● STORED DATA:
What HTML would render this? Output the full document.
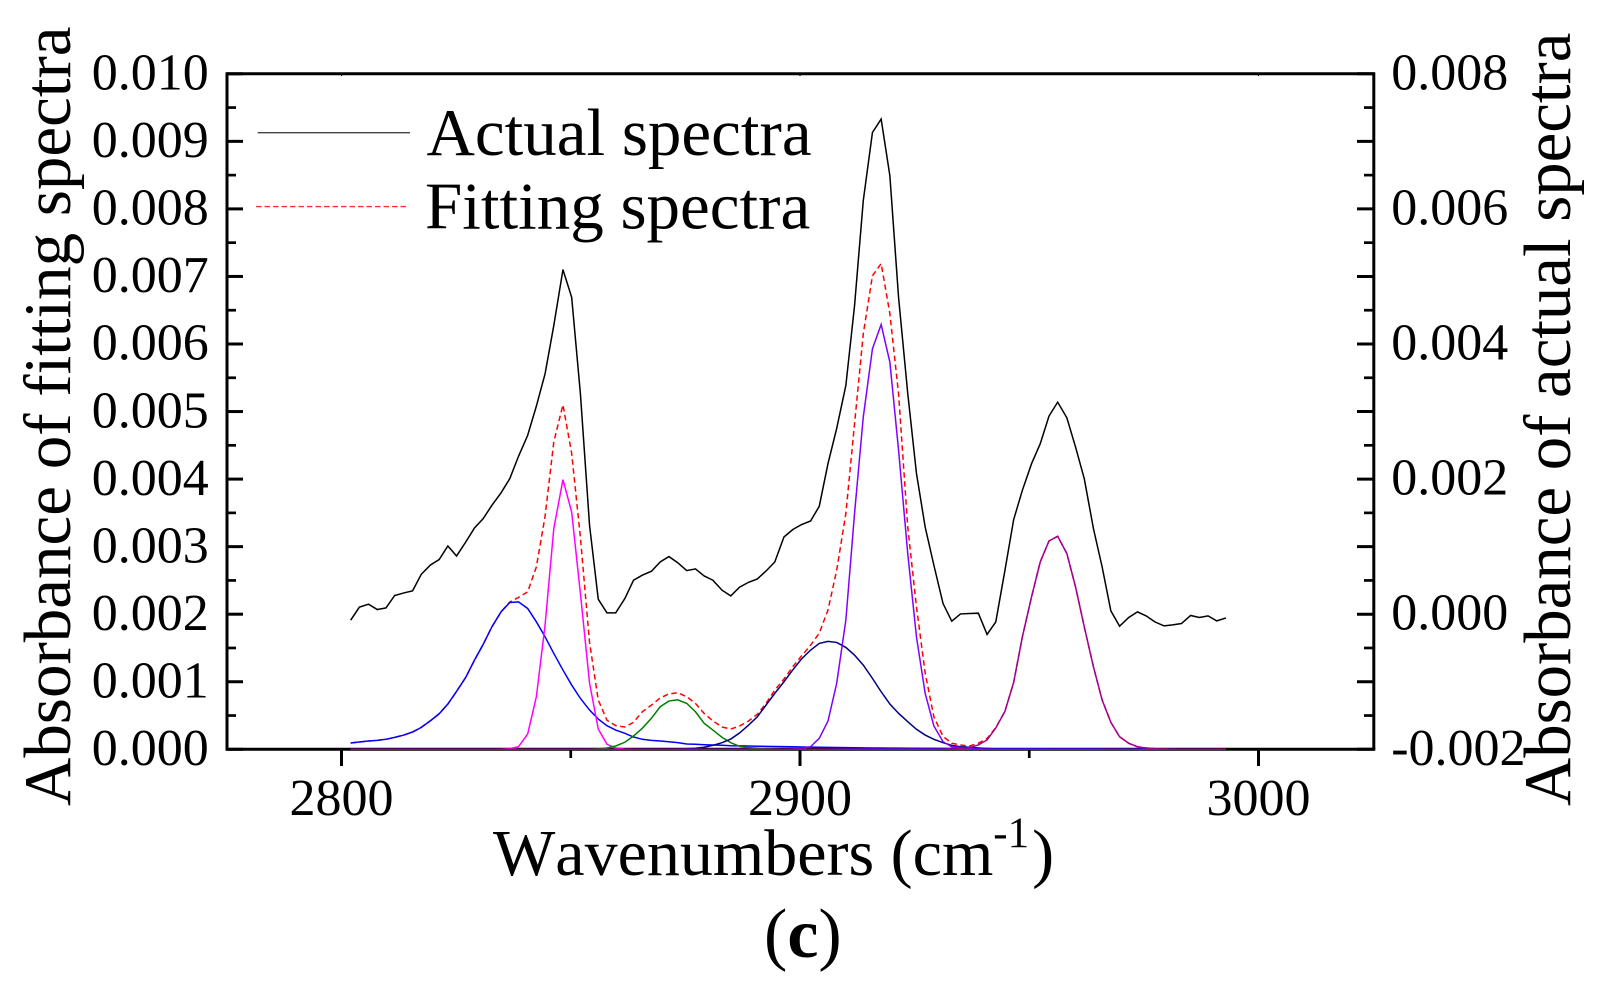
<!DOCTYPE html>
<html>
<head>
<meta charset="utf-8">
<title>Absorbance spectra (c)</title>
<style>
html,body{margin:0;padding:0;background:#fff;width:1605px;height:993px;overflow:hidden}
svg{display:block}
text{font-family:"Liberation Serif","Times New Roman",serif;fill:#000}
</style>
</head>
<body>
<svg id="chart" xmlns="http://www.w3.org/2000/svg" width="1605" height="993" viewBox="0 0 1605 993">
  <rect x="0" y="0" width="1605" height="993" fill="#fff"/>
  <g id="ticks"></g>
  <g id="series"></g>
  <path d="M227 749.3V73.8H1373.8V749.3" fill="none" stroke="#000" stroke-width="3"/>
  <g id="labels"></g>

  <line x1="257.7" y1="132.7" x2="410" y2="132.7" stroke="#444" stroke-width="1.4"/>
  <text x="426.5" y="155" font-size="67">Actual spectra</text>
  <line x1="256" y1="206.6" x2="408" y2="206.6" stroke="#ff3030" stroke-width="1.4" stroke-dasharray="5.5 3"/>
  <text x="425" y="228.5" font-size="67">Fitting spectra</text>

  <text transform="translate(70 806) rotate(-90)" font-size="67">Absorbance of fitting spectra</text>
  <text transform="translate(1570 806) rotate(-90)" font-size="66.8">Absorbance of actual spectra</text>
  <text x="493" y="875" font-size="66" style="font-kerning:none">Wavenumbers (cm<tspan dy="-28" font-size="43">-1</tspan><tspan dy="28" dx="3">)</tspan></text>
  <text x="764" y="957" font-size="70">(<tspan font-weight="bold">c</tspan>)</text>
</svg>

<script>
var wavenumbers = [2802.0,2803.9,2805.9,2807.8,2809.7,2811.6,2813.6,2815.5,2817.4,2819.4,
2821.3,2823.2,2825.1,2827.1,2829.0,2830.9,2832.8,2834.8,2836.7,2838.6,
2840.6,2842.5,2844.4,2846.3,2848.3,2850.2,2852.1,2854.1,2856.0,2857.9,
2859.8,2861.8,2863.7,2865.6,2867.6,2869.5,2871.4,2873.3,2875.3,2877.2,
2879.1,2881.0,2883.0,2884.9,2886.8,2888.8,2890.7,2892.6,2894.5,2896.5,
2898.4,2900.3,2902.3,2904.2,2906.1,2908.0,2910.0,2911.9,2913.8,2915.8,
2917.7,2919.6,2921.5,2923.5,2925.4,2927.3,2929.2,2931.2,2933.1,2935.0,
2937.0,2938.9,2940.8,2942.7,2944.7,2946.6,2948.5,2950.5,2952.4,2954.3,
2956.2,2958.2,2960.1,2962.0,2964.0,2965.9,2967.8,2969.7,2971.7,2973.6,
2975.5,2977.4,2979.4,2981.3,2983.2,2985.2,2987.1,2989.0,2990.9,2992.9];

/* all absorbance values below are in units of 0.001 */
var actualSpectra = [-0.089,0.104,0.148,0.069,0.093,0.277,0.315,0.345,0.591,0.729,
0.809,1.010,0.862,1.069,1.276,1.415,1.612,1.797,2.006,2.336,
2.647,3.080,3.559,4.273,5.101,4.692,3.268,1.316,0.222,0.019,
0.019,0.232,0.503,0.577,0.636,0.773,0.853,0.764,0.646,0.670,
0.566,0.503,0.355,0.271,0.399,0.473,0.522,0.640,0.773,1.143,
1.252,1.326,1.380,1.597,2.228,2.750,3.386,4.569,6.122,7.131,
7.330,6.491,4.687,3.268,2.085,1.291,0.725,0.158,-0.104,0.004,
0.010,0.015,-0.300,-0.114,0.651,1.400,1.834,2.228,2.524,2.932,
3.139,2.908,2.474,2.006,1.267,0.699,0.049,-0.177,-0.049,0.034,
-0.025,-0.114,-0.173,-0.158,-0.138,-0.019,-0.049,-0.025,-0.099,-0.055];

var fittingSpectra = [0.093,0.108,0.123,0.133,0.148,0.177,0.211,0.256,0.325,0.423,
0.526,0.670,0.858,1.065,1.320,1.553,1.813,2.035,2.180,2.248,
2.331,2.700,3.450,4.550,5.100,4.380,3.140,1.580,0.730,0.430,
0.350,0.330,0.400,0.556,0.655,0.760,0.820,0.837,0.778,0.680,
0.530,0.420,0.330,0.300,0.344,0.420,0.520,0.680,0.877,1.040,
1.220,1.380,1.540,1.720,2.060,2.650,3.490,4.820,6.150,7.010,
7.190,6.450,5.260,3.290,2.110,1.130,0.480,0.190,0.090,0.063,
0.049,0.090,0.160,0.320,0.565,0.990,1.665,2.256,2.774,3.084,
3.154,2.898,2.404,1.813,1.221,0.729,0.399,0.186,0.089,0.038,
0.019,0.010,0.005,0.002,0.001,0,0,0,0,0];

var peak2837 = [0.093,0.108,0.123,0.133,0.148,0.177,0.211,0.256,0.325,0.423,
0.526,0.670,0.858,1.065,1.320,1.553,1.813,2.035,2.174,2.182,
2.085,1.887,1.665,1.419,1.173,0.951,0.754,0.581,0.448,0.349,
0.285,0.237,0.182,0.148,0.133,0.123,0.112,0.098,0.078,0.074,
0.068,0.064,0.059,0.053,0.050,0.048,0.046,0.044,0.042,0.040,
0.037,0.034,0.032,0.030,0.028,0.026,0.024,0.022,0.021,0.020,
0.019,0.018,0.017,0.016,0.015,0.014,0.013,0.012,0.011,0.010,
0.010,0.009,0.009,0.008,0.008,0.007,0.007,0.006,0.006,0.005,
0.005,0.005,0.004,0.004,0.004,0.003,0.003,0.003,0.003,0.002,
0.002,0.002,0.002,0.002,0.001,0.001,0.001,0.001,0.001,0.001];

var peak2847 = [0,0,0,0,0,0,0,0,0,0,
0,0,0,0,0,0,0,0,0.010,0.038,
0.226,0.778,1.838,3.268,3.992,3.513,2.311,0.980,0.300,0.074,
0.019,0.004,0,0,0,0,0,0,0,0,
0,0,0,0,0,0,0,0,0,0,
0,0,0,0,0,0,0,0,0,0,
0,0,0,0,0,0,0,0,0,0,
0,0,0,0,0,0,0,0,0,0,
0,0,0,0,0,0,0,0,0,0,
0,0,0,0,0,0,0,0,0,0];

var peak2873 = [0,0,0,0,0,0,0,0,0,0,
0,0,0,0,0,0,0,0,0,0,
0,0,0,0,0,0,0,0,0.006,0.019,
0.049,0.104,0.197,0.311,0.459,0.630,0.714,0.733,0.680,0.556,
0.384,0.285,0.177,0.098,0.044,0.024,0.015,0.008,0.004,0,
0,0,0,0,0,0,0,0,0,0,
0,0,0,0,0,0,0,0,0,0,
0,0,0,0,0,0,0,0,0,0,
0,0,0,0,0,0,0,0,0,0,
0,0,0,0,0,0,0,0,0,0];

var peak2907 = [0,0,0,0,0,0,0,0,0,0,
0,0,0,0,0,0,0,0,0,0,
0,0,0,0,0,0,0,0,0,0,
0,0,0,0,0,0,0,0.004,0.008,0.015,
0.030,0.059,0.098,0.152,0.241,0.359,0.482,0.655,0.828,1.000,
1.173,1.335,1.468,1.567,1.597,1.582,1.508,1.394,1.246,1.050,
0.852,0.670,0.532,0.408,0.296,0.211,0.148,0.098,0.059,0.038,
0.030,0.020,0.012,0.006,0.003,0,0,0,0,0,
0,0,0,0,0,0,0,0,0,0,
0,0,0,0,0,0,0,0,0,0];

var peak2916 = [0,0,0,0,0,0,0,0,0,0,
0,0,0,0,0,0,0,0,0,0,
0,0,0,0,0,0,0,0,0,0,
0,0,0,0,0,0,0,0,0,0,
0,0,0,0,0,0,0,0,0,0,
0.004,0.012,0.038,0.163,0.418,0.976,1.912,3.494,4.918,5.929,
6.289,5.731,4.426,2.898,1.665,0.828,0.345,0.112,0.038,0.024,
0.010,0.004,0,0,0,0,0,0,0,0,
0,0,0,0,0,0,0,0,0,0,
0,0,0,0,0,0,0,0,0,0];

var peak2955 = [0,0,0,0,0,0,0,0,0,0,
0,0,0,0,0,0,0,0,0,0,
0,0,0,0,0,0,0,0,0,0,
0,0,0,0,0,0,0,0,0,0,
0,0,0,0,0,0,0,0,0,0,
0,0,0,0,0,0,0,0,0,0,
0,0,0,0,0,0,0,0,0.004,0.012,
0.024,0.064,0.138,0.315,0.562,0.991,1.665,2.256,2.774,3.084,
3.154,2.898,2.404,1.813,1.221,0.729,0.399,0.186,0.089,0.038,
0.019,0.010,0.005,0,0,0,0,0,0,0];

var xTickValues = [2800,2900,3000];
var xTickLabels = ["2800","2900","3000"];
var xMinorTickValues = [2850,2950];
var leftTickValues = [0,1,2,3,4,5,6,7,8,9,10];
var leftTickLabels = ["0.000","0.001","0.002","0.003","0.004","0.005","0.006","0.007","0.008","0.009","0.010"];
var rightTickValues = [-2,0,2,4,6,8];
var rightTickLabels = ["-0.002","0.000","0.002","0.004","0.006","0.008"];

var NS = "http://www.w3.org/2000/svg";
function xScale(w){ return 341.5 + (w - 2800) * 4.585; }
function yLeft(v){ return 749.3 - v * 67.55; }
function yRight(v){ return 749.3 - (v + 2) * 67.55; }

function make(tag, parent){
  var el = document.createElementNS(NS, tag);
  parent.appendChild(el);
  return el;
}

var tickGroup = document.getElementById("ticks");
var labelGroup = document.getElementById("labels");
var seriesGroup = document.getElementById("series");

function tickLine(x1, y1, x2, y2, w, name){
  var t = make("line", tickGroup);
  t.setAttribute("x1", x1);
  t.setAttribute("y1", y1);
  t.setAttribute("x2", x2);
  t.setAttribute("y2", y2);
  t.setAttribute("stroke", "#000");
  t.setAttribute("stroke-width", w);
  
  
}

function tickText(x, y, str, anchor, name){
  var t = make("text", labelGroup);
  t.setAttribute("x", x);
  t.setAttribute("y", y);
  t.setAttribute("font-size", "52");
  t.setAttribute("text-anchor", anchor);
  t.textContent = str;
  
  
}

leftTickValues.forEach(function(v, i){
  var y = yLeft(v);
  tickLine(227, y, 243, y, 3, "left-major-tick");
  tickLine(1357, y, 1373.8, y, 3, "right-major-tick");
  tickText(208.8, y + 15.7, leftTickLabels[i], "end", "left-tick-label");
  if (i < leftTickValues.length - 1) {
    var ym = yLeft(v + 0.5);
    tickLine(227, ym, 236, ym, 2.7, "left-minor-tick");
    tickLine(1364, ym, 1373.8, ym, 2.7, "right-minor-tick");
  }
});

rightTickValues.forEach(function(v, i){
  tickText(1391.2, yRight(v) + 15.5, rightTickLabels[i], "start", "right-tick-label");
});

xTickValues.forEach(function(v, i){
  var x = xScale(v);
  tickLine(x, 749.3, x, 766, 3, "x-major-tick");
  tickLine(x, 73.8, x, 76, 1.2, "top-tick");
  tickText(x, 815, xTickLabels[i], "middle", "x-tick-label");
});

xMinorTickValues.forEach(function(v){
  var x = xScale(v);
  tickLine(x, 749.3, x, 758, 2.7, "x-minor-tick");
});

var bottomAxis = make("line", tickGroup);
bottomAxis.setAttribute("x1", 225.5);
bottomAxis.setAttribute("y1", 749.3);
bottomAxis.setAttribute("x2", 1375.3);
bottomAxis.setAttribute("y2", 749.3);
bottomAxis.setAttribute("stroke", "#000");
bottomAxis.setAttribute("stroke-width", 3);



function drawSeries(values, yFn, color, width, dash, name){
  var pts = values.map(function(v, i){
    return xScale(wavenumbers[i]).toFixed(2) + "," + yFn(v).toFixed(2);
  }).join(" ");
  var line = make("polyline", seriesGroup);
  line.setAttribute("points", pts);
  line.setAttribute("fill", "none");
  line.setAttribute("stroke", color);
  line.setAttribute("stroke-width", width);
  line.setAttribute("stroke-linejoin", "miter");
  if (dash) { line.setAttribute("stroke-dasharray", dash); }
  
  
}

drawSeries(actualSpectra, yRight, "#000000", 1.5, null, "actual-spectra-line");
drawSeries(fittingSpectra, yLeft, "#ff0000", 1.5, "5.5 3.5", "fitting-spectra-line");
drawSeries(peak2837, yLeft, "#0000ff", 1.5, null, "peak-2837-line");
drawSeries(peak2847, yLeft, "#ff00ff", 1.5, null, "peak-2847-line");
drawSeries(peak2873, yLeft, "#008000", 1.5, null, "peak-2873-line");
drawSeries(peak2907, yLeft, "#000080", 1.5, null, "peak-2907-line");
drawSeries(peak2916, yLeft, "#8000ff", 1.5, null, "peak-2916-line");
drawSeries(peak2955, yLeft, "#a00090", 1.5, null, "peak-2955-line");
</script>
</body>
</html>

● WORK TO COMPLETE:
Search the data for the word "document" and copy each line where it appears.

● TASK OUTPUT:
What HTML would render this? Output the full document.
  var el = document.createElementNS(NS, tag);
var tickGroup = document.getElementById("ticks");
var labelGroup = document.getElementById("labels");
var seriesGroup = document.getElementById("series");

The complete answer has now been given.